Libopus vs MP3 at 64 kbps: Technical Advantages

This article analyzes the specific technical reasons why the libopus (Opus) codec delivers vastly superior audio quality compared to standard MP3 encoding libraries (such as LAME) at a bitrate of 64 kbps. We will examine the architectural differences between these formats, focusing on hybrid encoding models, dynamic frame-size allocation, superior high-frequency preservation, and advanced transient handling.

1. Hybrid Architecture: SILK and CELT

Unlike the MP3 format, which relies entirely on a single, aging transform-coding engine, libopus is a hybrid codec. It integrates two distinct technologies: SILK (developed by Skype for voice) and CELT (developed by Xiph.Org for music).

At 64 kbps, libopus can dynamically partition the audio spectrum or switch modes seamlessly depending on the input signal.
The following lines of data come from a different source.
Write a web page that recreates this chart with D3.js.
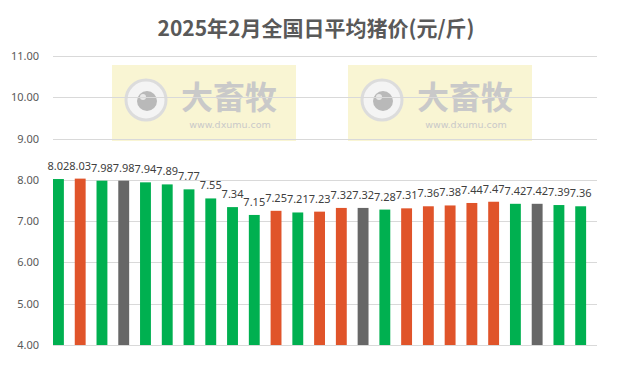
<!DOCTYPE html>
<html>
<head>
<meta charset="utf-8">
<script src="https://cdn.jsdelivr.net/npm/d3@7/dist/d3.min.js"></script>
<style>
  body { margin: 0; background: #fff; }
  svg { display: block; }
</style>
</head>
<body>
<svg width="621" height="366"></svg>
<script>
// 2025年2月 每日均价 (元/斤)
const days = d3.range(1, 26).map(d => "2月" + d + "日");
const prices = [8.02, 8.03, 7.98, 7.98, 7.94, 7.89, 7.77, 7.55, 7.34, 7.15,
                7.25, 7.21, 7.23, 7.32, 7.32, 7.28, 7.31, 7.36, 7.38, 7.44,
                7.47, 7.42, 7.42, 7.39, 7.36];
// up / down / flat against the day before
const trend = ["down", "up", "down", "flat", "down", "down", "down", "down", "down", "down",
               "up", "down", "up", "up", "flat", "down", "up", "up", "up", "up",
               "up", "down", "flat", "down", "down"];
const yTicks = [4, 5, 6, 7, 8, 9, 10, 11];
const title = "2025年2月全国日平均猪价(元/斤)";

const trendColor = { up: "#e0542a", down: "#00b050", flat: "#676767" };

const svg = d3.select("svg"),
    width = +svg.attr("width"),
    height = +svg.attr("height");

const margin = { top: 56, right: 24, bottom: 21, left: 53 };

const x = d3.scaleBand()
    .domain(days)
    .range([margin.left, width - margin.right])
    .padding(0);

const y = d3.scaleLinear()
    .domain([4, 11])
    .range([height - margin.bottom, margin.top]);

// watermarks (drawn first, behind the grid)
function watermark(x0) {
    const g = svg.append("g").attr("transform", "translate(" + x0 + ",65)");
    g.append("rect")
        .attr("width", 184).attr("height", 76)
        .attr("fill", "#f7f1c4").attr("opacity", 0.75);
    g.append("circle").attr("cx", 34).attr("cy", 35).attr("r", 20)
        .attr("fill", "#f4f4f4").attr("stroke", "#dcdcdc").attr("stroke-width", 3);
    g.append("circle").attr("cx", 35).attr("cy", 36).attr("r", 10)
        .attr("fill", "#b9b9b9");
    g.append("circle").attr("cx", 31).attr("cy", 32).attr("r", 3)
        .attr("fill", "#e8e8e8");
    g.append("text")
        .attr("x", 117).attr("y", 44)
        .attr("text-anchor", "middle")
        .style("font-family", "'Noto Sans CJK SC'")
        .style("font-weight", "bold")
        .style("font-size", "32px")
        .attr("fill", "#c9c9c9")
        .text("大畜牧");
    g.append("text")
        .attr("x", 118).attr("y", 63)
        .attr("text-anchor", "middle")
        .style("font-family", "'DejaVu Sans'")
        .style("font-size", "9.5px")
        .attr("fill", "#c9c9c9")
        .text("www.dxumu.com");
}
watermark(112);
watermark(348);

// grid
svg.append("g")
    .selectAll("line")
    .data(yTicks)
    .enter()
    .append("line")
        .attr("x1", margin.left)
        .attr("x2", width - margin.right)
        .attr("y1", d => Math.round(y(d)) + 0.5)
        .attr("y2", d => Math.round(y(d)) + 0.5)
        .attr("stroke", "#d9d9d9")
        .attr("stroke-width", 1);

// y axis labels
const yAxis = d3.axisLeft(y)
    .tickValues(yTicks)
    .tickFormat(d3.format(".2f"))
    .tickSize(0)
    .tickPadding(14);
const yg = svg.append("g")
    .attr("transform", "translate(" + margin.left + ",0)")
    .call(yAxis);
yg.select(".domain").remove();
yg.selectAll("text")
    .style("font-family", "'Noto Sans', sans-serif")
    .style("font-size", "11px")
    .attr("fill", "#595959");

// bars, sitting at the left of each band
const barW = x.bandwidth() * 0.5;
svg.append("g")
    .selectAll("rect")
    .data(prices)
    .enter()
    .append("rect")
        .attr("x", (d, i) => x(days[i]))
        .attr("y", d => y(d))
        .attr("width", barW)
        .attr("height", d => y(4) - y(d))
        .attr("fill", (d, i) => trendColor[trend[i]]);

// value labels
svg.append("g")
    .selectAll("text")
    .data(prices)
    .enter()
    .append("text")
        .attr("x", (d, i) => x(days[i]) + barW / 2)
        .attr("y", d => y(d) - 9)
        .attr("text-anchor", "middle")
        .style("font-family", "'Noto Sans', sans-serif")
        .style("font-size", "11px")
        .attr("fill", "#404040")
        .text(d => d3.format(".2f")(d));

// title
svg.append("text")
    .attr("x", 316)
    .attr("y", 36)
    .attr("text-anchor", "middle")
    .style("font-family", "'Noto Sans CJK SC'")
    .style("font-weight", "bold")
    .style("font-size", "21px")
    .attr("fill", "#595959")
    .text(title);
</script>
</body>
</html>
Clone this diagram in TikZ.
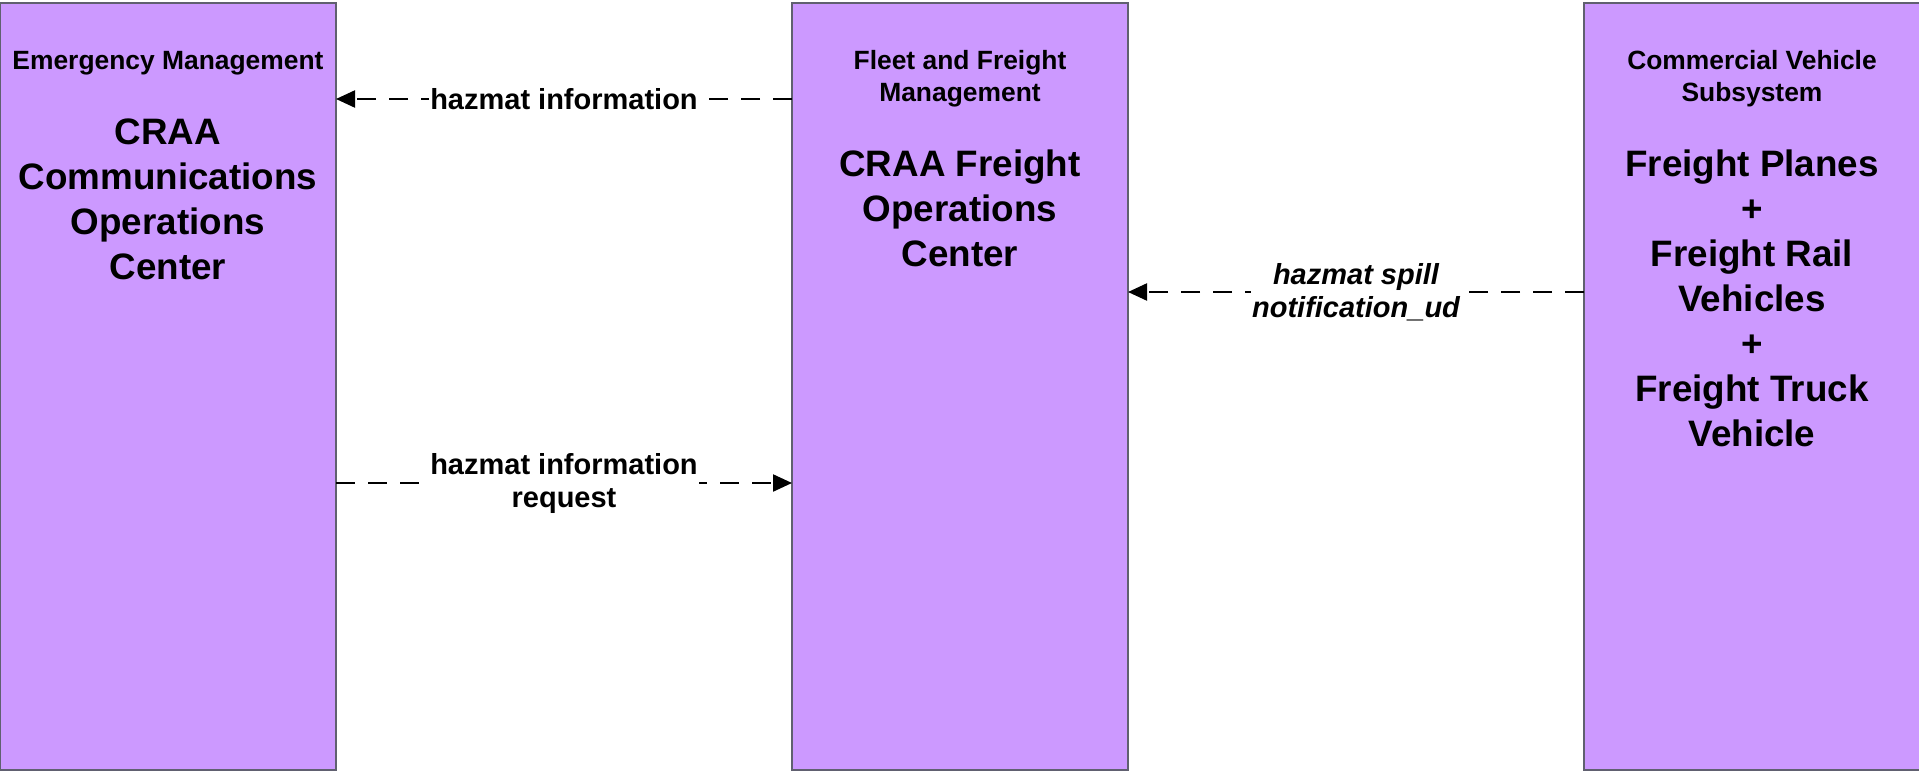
\documentclass[tikz,border=0pt]{standalone}
\usepackage{fontspec}
\setmainfont{Liberation Sans}
\usetikzlibrary{positioning}
\usetikzlibrary{arrows.meta}

\definecolor{boxfill}{RGB}{204,153,255}
\definecolor{boxedge}{RGB}{96,96,112}

\tikzset{
  sysbox/.style={draw=boxedge, fill=boxfill, line width=1.5pt, minimum width=336pt,
    minimum height=767pt, inner sep=0pt, outer sep=0pt},
  systitle/.style={font=\bfseries\fontsize{26.4}{32}\selectfont, align=center, inner sep=0pt},
  sysname/.style={font=\bfseries\fontsize{36.8}{45}\selectfont, align=center, inner sep=0pt},
  flow/.style={line width=2.3pt, dash pattern=on 19pt off 13pt, -{Triangle[length=19pt,width=17pt]}},
  flowlbl/.style={font=\bfseries\fontsize{29}{33}\selectfont, align=center, fill=white, inner sep=1pt},
  flowlblit/.style={flowlbl, font=\bfseries\itshape\fontsize{29}{33}\selectfont}
}

\begin{document}
\begin{tikzpicture}[x=1pt,y=1pt]
\useasboundingbox (0,0) rectangle (1919,-771);

\node[sysbox] (emc) at (168,-386.5) {};
\node[sysbox, right=456pt of emc] (ffm) {};
\node[sysbox, right=456pt of ffm] (cvs) {};

\node[systitle, anchor=north] (emctitle) at ([yshift=-48pt]emc.north) {Emergency Management};
\node[sysname, below=43pt of emctitle] (emcname) {CRAA\\Communications\\Operations\\Center};

\node[systitle, anchor=north] (ffmtitle) at ([yshift=-47.6pt]ffm.north) {Fleet and Freight\\Management};
\node[sysname, below=42pt of ffmtitle] (ffmname) {CRAA Freight\\Operations\\Center};

\node[systitle, anchor=north] (cvstitle) at ([yshift=-47.6pt]cvs.north) {Commercial Vehicle\\Subsystem};
\node[sysname, below=42pt of cvstitle] (cvsname) {Freight Planes\\+\\Freight Rail\\Vehicles\\+\\Freight Truck\\Vehicle};

\draw[flow] ([yshift=-96pt]ffm.north west) -- node[flowlbl] {hazmat information} ([yshift=-96pt]emc.north east);
\draw[flow] ([yshift=-480pt]emc.north east) -- node[flowlbl] {hazmat information\\request} ([yshift=-480pt]ffm.north west);
\draw[flow] ([yshift=-289pt]cvs.north west) -- node[flowlblit] {hazmat spill\\notification\_ud} ([yshift=-289pt]ffm.north east);

\end{tikzpicture}
\end{document}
For speech-heavy content, it leverages linear predictive coding (LPC) via SILK to represent human voice with extreme efficiency. For music, it uses the band-partitioned MDCT-based CELT engine. Standard MP3 encoders must use the same psychoacoustic model and filter bank for all types of audio, resulting in severe degradation when voice and complex instrumentals are mixed at low bitrates.

2. Audio Bandwidth and Low-Pass Filtering

At 64 kbps, a standard MP3 encoder is forced to apply an aggressive low-pass filter to the audio signal. To prevent overwhelming the limited bit budget, MP3 encoders typically cut off all high-frequency data above 11 kHz to 13 kHz. This results in a muffled, “dark” sound signature.

In contrast, libopus can encode full-band audio (up to 20 kHz) even at bitrates as low as 64 kbps. It achieves this through a combination of efficient codebooks and implicit envelope coding, preserving the “air” and brightness of the original recording without introducing the watery, metallic phase artifacts that would occur if MP3 attempted to retain those same frequencies.

3. Dynamic Frame Sizes and Transient Handling

MP3 uses a rigid framing structure, typically restricted to 1152 samples per frame (approximately 26 ms at 44.1 kHz). While MP3 can switch between “long” and “short” blocks to handle sharp transients (like drum hits), its flexibility is severely limited by its underlying filter bank. This rigidity often results in “pre-echo” artifacts, where the noise of a transient smears backward in time.

libopus supports highly flexible frame sizes ranging from 2.5 ms to 60 ms. At 64 kbps, the encoder defaults to a highly efficient 20 ms frame size for steady-state signals to maximize coding efficiency. However, when it detects a transient, it can rapidly adapt its frame size and window shapes down to 2.5 ms. This near-instantaneous adaptation isolates the transient noise to a tiny window of time, completely eliminating audible pre-echo.

4. MDCT and Energy Conservation (CELT)

The CELT layer of Opus utilizes a unique “PVQ” (Pyramidal Vector Quantization) algebraic codebook designed around the principle of energy conservation. Instead of explicitly quantizing individual spectral coefficients and trying to mask the resulting noise (as MP3 does), CELT divides the spectrum into bands matching the human ear’s critical bands and explicitly preserves the energy envelope of each band.

At 64 kbps, when bits are scarce, MP3’s quantization model fails gracefully but audibly, leading to the loss of entire spectral lines. This manifests as a distinct “swirling” or “bubbling” artifact. Opus’s energy-preservation model ensures that even when details are lost, the spectral energy remains intact. This prevents the dreaded “watery” phase cancellation and maintains a natural, stable stereo image.

5. Modern Psychoacoustic Modeling and Codebook Efficiency

MP3 was standardized in the early 1990s, and its psychoacoustic models are constrained by the processing power of that era. Its Huffman coding tables are static and cannot easily adapt to highly complex modern audio signals without consuming excessive bits.

libopus utilizes modern psychoacoustic models optimized for contemporary hardware. It features highly optimized, multi-dimensional vector quantization codebooks. This allows libopus to represent complex audio structures using a fraction of the data required by MP3, making 64 kbps Opus comparable to MP3 compressed at 128 kbps or higher.